25500 Psychoanalytic Theory: Freud and Lacan

(SIGN 26033,FREN 25551,FREN 35551,ENGL 25509,ENGL 35509)

This course is an introduction to psychoanalytic theory, from the works of the two most influential figures in the field. We’ll read seminal texts by both Freud and Lacan, and look as well at how those works have influenced the Humanities and philosophy— specifically, we’ll consider brief passages by  Derrida, Kristeva, Kofman and Zizek.  Starting with Freud, the idea is to make students feel “at home” in the fascinating world of psychoanalysis and its assumptions. Major texts by Freud will include “Beyond the Pleasure Principle,” “Note on a Mystic Writing Pad,” “The Uncanny,” “Jensen’s Gradiva,” the Dora case, and a selection of texts from other works. Lacan readings: “Seminar on the Purloined Letter,” Poe’s “The Purloined Letter,” “God and the Jouissance of the Woman: A love letter,” and parts of the Ecrits. We will also read excerpts from a variety of texts that use the writings of Freud and Lacan for theoretical purposes: Derrida, Sarah Kristeva, Irigaray, Zizek, and others.

2017-2018 Winter

50201 Contemporary Critical Theory

(DVPR 50201)

This course will examine some of the salient texts of postmodernism. Part of the question of the course will be the status and meaning of “post”-modern, post-structuralist.
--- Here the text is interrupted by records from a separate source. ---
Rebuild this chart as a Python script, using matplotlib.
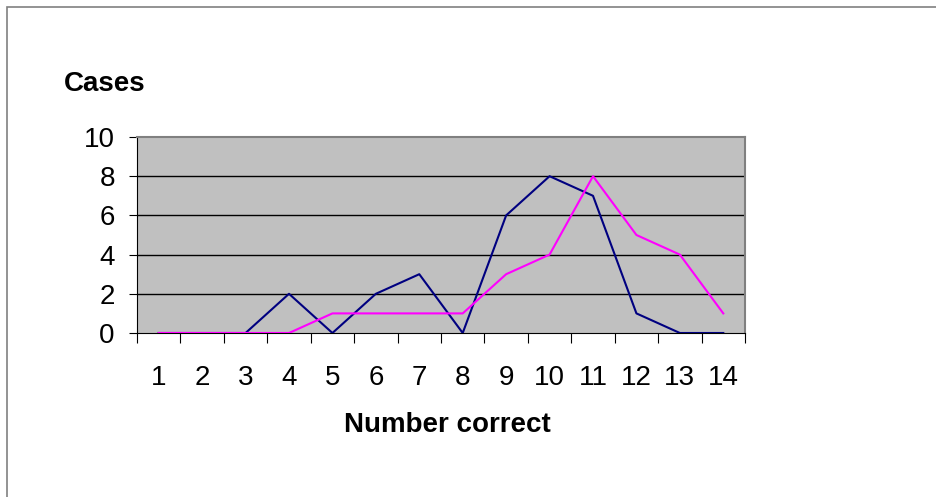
import matplotlib.pyplot as plt

plt.rcParams['font.family'] = ['Liberation Sans', 'DejaVu Sans']

# data
correct = [1, 2, 3, 4, 5, 6, 7, 8, 9, 10, 11, 12, 13, 14]
series_navy = [0, 0, 0, 2, 0, 2, 3, 0, 6, 8, 7, 1, 0, 0]
series_pink = [0, 0, 0, 0, 1, 1, 1, 1, 3, 4, 8, 5, 4, 1]
y_ticks = [0, 2, 4, 6, 8, 10]

fig = plt.figure(figsize=(9.36, 4.97), dpi=100)
# outer frame of the chart
fig.patches.append(plt.Rectangle((7 / 936, -0.01), 1.0, 1 - 7 / 497 + 0.01,
                                 transform=fig.transFigure, fill=False,
                                 edgecolor='#808080', linewidth=1.2))

ax = fig.add_axes([137 / 936, 1 - 333 / 497, (745 - 137) / 936, (333 - 137) / 497])
ax.set_facecolor('#C0C0C0')

ax.plot(correct, series_navy, color='#000080', linewidth=1.5, zorder=3)
ax.plot(correct, series_pink, color='#FF00FF', linewidth=1.5, zorder=4)

ax.set_xlim(0.5, 14.5)
ax.set_ylim(0, 10)
ax.set_yticks(y_ticks)
ax.set_xticks(correct)
ax.set_xticks([c - 0.5 for c in correct] + [14.5], minor=True)
ax.tick_params(axis='x', which='major', length=0, pad=23, labelsize=20)
ax.tick_params(axis='x', which='minor', length=7.5, width=0.8, direction='out')
ax.tick_params(axis='y', which='major', length=6, width=0.8, pad=10, labelsize=20)

for y in y_ticks[1:-1]:
    ax.axhline(y, color='black', linewidth=1, zorder=1)

ax.spines['top'].set_color('#808080')
ax.spines['right'].set_color('#808080')
ax.spines['top'].set_linewidth(1.5)
ax.spines['right'].set_linewidth(1.5)
ax.spines['left'].set_color('black')
ax.spines['bottom'].set_color('black')

fig.text(64 / 936, 1 - 84 / 497, 'Cases', fontsize=20, fontweight='bold',
         ha='left', va='center')
fig.text(447 / 936, 1 - 425 / 497, 'Number correct', fontsize=20,
         fontweight='bold', ha='center', va='center')

plt.savefig('out.png', dpi=100)
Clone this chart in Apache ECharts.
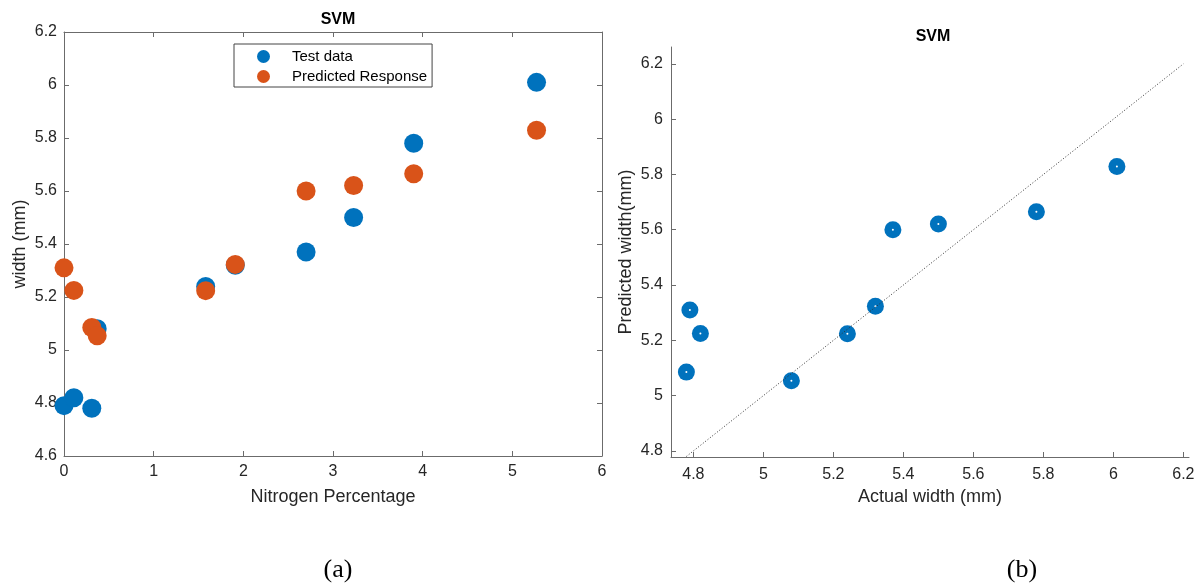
<!DOCTYPE html>
<html>
<head>
<meta charset="utf-8">
<title>SVM</title>
<script src="https://cdn.jsdelivr.net/npm/echarts@6/dist/echarts.min.js"></script>
<style>
  html, body { margin: 0; padding: 0; background: #fff; }
  #chart { width: 1199px; height: 584px; }
</style>
</head>
<body>
<div id="chart"></div>
<script>
// nitrogen percentage of each sample
var nitrogen = [0.00, 0.11, 0.31, 0.37, 1.58, 1.91, 2.70, 3.23, 3.90, 5.27];
// measured width (mm)
var testWidth = [4.79, 4.82, 4.78, 5.08, 5.24, 5.32, 5.37, 5.50, 5.78, 6.01];
// SVM predicted width (mm)
var predWidth = [5.31, 5.225, 5.085, 5.054, 5.224, 5.323, 5.60, 5.621, 5.665, 5.829];

var rightTicks = [4.8, 5, 5.2, 5.4, 5.6, 5.8, 6, 6.2];
var identityLine = [4.78, 6.2];

var BLUE = '#0072BD', ORANGE = '#D95319', AXIS = '#6b6b6b', TXT = '#262626';
var FONT = '"Liberation Sans", Arial, Helvetica, sans-serif';

(function() {
    var chart = echarts.init(document.getElementById('chart'), null, { renderer: 'canvas' });

    var testPts = [], predPts = [], fitPts = [];
    for (var i = 0; i < nitrogen.length; i++) {
        testPts.push([nitrogen[i], testWidth[i]]);
        predPts.push([nitrogen[i], predWidth[i]]);
        fitPts.push([testWidth[i], predWidth[i]]);
    }

    function axisBase(extra) {
        var base = {
            type: 'value',
            splitLine: { show: false },
            axisLine: { show: true, onZero: false, lineStyle: { color: AXIS, width: 1 } },
            axisTick: { show: true, inside: true, length: 5, lineStyle: { color: AXIS } },
            axisLabel: { color: TXT, fontSize: 16, fontFamily: FONT },
            nameTextStyle: { color: TXT, fontSize: 18, fontFamily: FONT }
        };
        return echarts.util.merge(base, extra, true);
    }

    var option = {
        animation: false,
        backgroundColor: '#fff',
        title: [
            { text: 'SVM', left: 333, top: 7, textAlign: 'center',
              textStyle: { fontSize: 16, fontWeight: 'bold', color: '#000', fontFamily: FONT } },
            { text: 'SVM', left: 928, top: 24, textAlign: 'center',
              textStyle: { fontSize: 16, fontWeight: 'bold', color: '#000', fontFamily: FONT } },
            { text: '(a)', left: 333, top: 552, textAlign: 'center',
              textStyle: { fontSize: 26, fontWeight: 'normal', color: '#000', fontFamily: '"Liberation Serif", "Times New Roman", serif' } },
            { text: '(b)', left: 1017, top: 552, textAlign: 'center',
              textStyle: { fontSize: 26, fontWeight: 'normal', color: '#000', fontFamily: '"Liberation Serif", "Times New Roman", serif' } }
        ],
        legend: {
            data: ['Test data', 'Predicted Response'],
            orient: 'vertical',
            left: 234,
            top: 44,
            icon: 'circle',
            itemWidth: 13,
            itemHeight: 13,
            itemGap: 5,
            padding: [5, 5, 3, 23],
            borderColor: '#444',
            borderWidth: 1,
            backgroundColor: '#fff',
            textStyle: { color: '#000', fontSize: 15, fontFamily: FONT, padding: [0, 0, 0, 17] }
        },
        grid: [
            { left: 64, top: 32, width: 538, height: 424 },
            { left: 671, top: 47, width: 518, height: 410 }
        ],
        xAxis: [
            axisBase({ gridIndex: 0, min: 0, max: 6, interval: 1, position: 'bottom',
                name: 'Nitrogen Percentage', nameLocation: 'middle', nameGap: 32,
                axisLabel: { margin: 8 } }),
            axisBase({ gridIndex: 0, min: 0, max: 6, interval: 1, position: 'top',
                axisLabel: { show: false } }),
            axisBase({ gridIndex: 1, min: 4.736, max: 6.216, position: 'bottom',
                name: 'Actual width (mm)', nameLocation: 'middle', nameGap: 30,
                axisTick: { customValues: rightTicks },
                axisLabel: { customValues: rightTicks, margin: 10 } })
        ],
        yAxis: [
            axisBase({ gridIndex: 0, min: 4.6, max: 6.2, interval: 0.2, position: 'left',
                name: 'width (mm)', nameLocation: 'middle', nameGap: 35,
                axisLabel: { margin: 7 } }),
            axisBase({ gridIndex: 0, min: 4.6, max: 6.2, interval: 0.2, position: 'right',
                axisLabel: { show: false } }),
            axisBase({ gridIndex: 1, min: 4.778, max: 6.261, position: 'left',
                name: 'Predicted width(mm)', nameLocation: 'middle', nameGap: 36,
                axisTick: { customValues: rightTicks },
                axisLabel: { customValues: rightTicks, margin: 8 } })
        ],
        series: [
            { name: 'Test data', type: 'scatter', xAxisIndex: 0, yAxisIndex: 0,
              data: testPts, symbolSize: 19, itemStyle: { color: BLUE, opacity: 1 } },
            { name: 'Predicted Response', type: 'scatter', xAxisIndex: 0, yAxisIndex: 0,
              data: predPts, symbolSize: 19, itemStyle: { color: ORANGE, opacity: 1 } },
            { name: 'identity', type: 'line', xAxisIndex: 2, yAxisIndex: 2,
              data: [[identityLine[0], identityLine[0]], [identityLine[1], identityLine[1]]],
              symbol: 'none', silent: true,
              lineStyle: { type: [1, 2], color: '#333', width: 1 } },
            { name: 'fit', type: 'scatter', xAxisIndex: 2, yAxisIndex: 2,
              data: fitPts, symbolSize: 17, itemStyle: { color: BLUE, opacity: 1 } },
            { name: 'fitDot', type: 'scatter', xAxisIndex: 2, yAxisIndex: 2,
              data: fitPts, symbolSize: 2, silent: true, itemStyle: { color: '#fff', opacity: 1 } }
        ]
    };

    chart.setOption(option);
})();
</script>
</body>
</html>
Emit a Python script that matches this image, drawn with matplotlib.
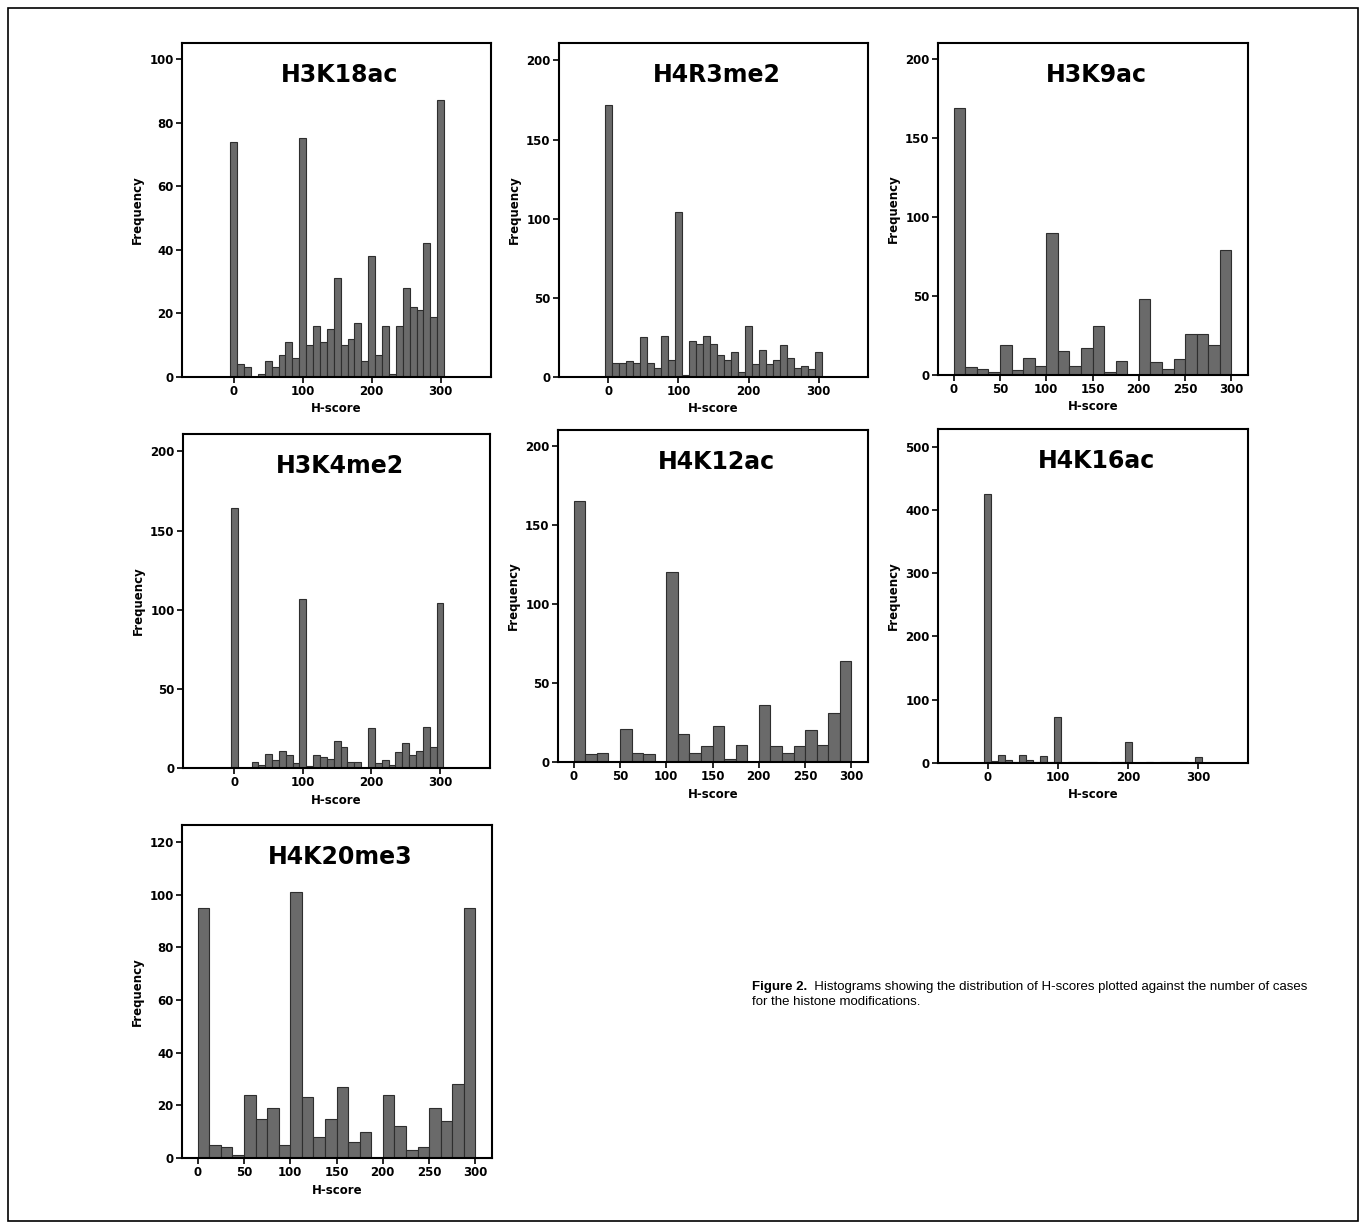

The course requires active and informed participation.

2017-2018 Winter

50106 Literary Theory: Pre-Modern, Non-Western, Not Exclusively Literary

Readings in theories of literature and related arts from cultures other than those of the post-1900 industrialized regions. What motivated reflection on verbal art in Greece, Rome, early China, early South Asia, and elsewhere? Rhetoric, hermeneutics, commentary, allegory, and other modes of textual analysis will be approached through source texts, using both originals and translations. Authors to be considered include Confucius, Plato, Aristotle, Zhuangzi, Sima Qian, Augustine, Liu Xie, Abhinavagupta, Dante, Li Zhi, Rousseau, Lessing, Schlegel, and Saussure. This course fulfulls the Autumn core requirement for first-year Ph.D. students in Comparative Literature.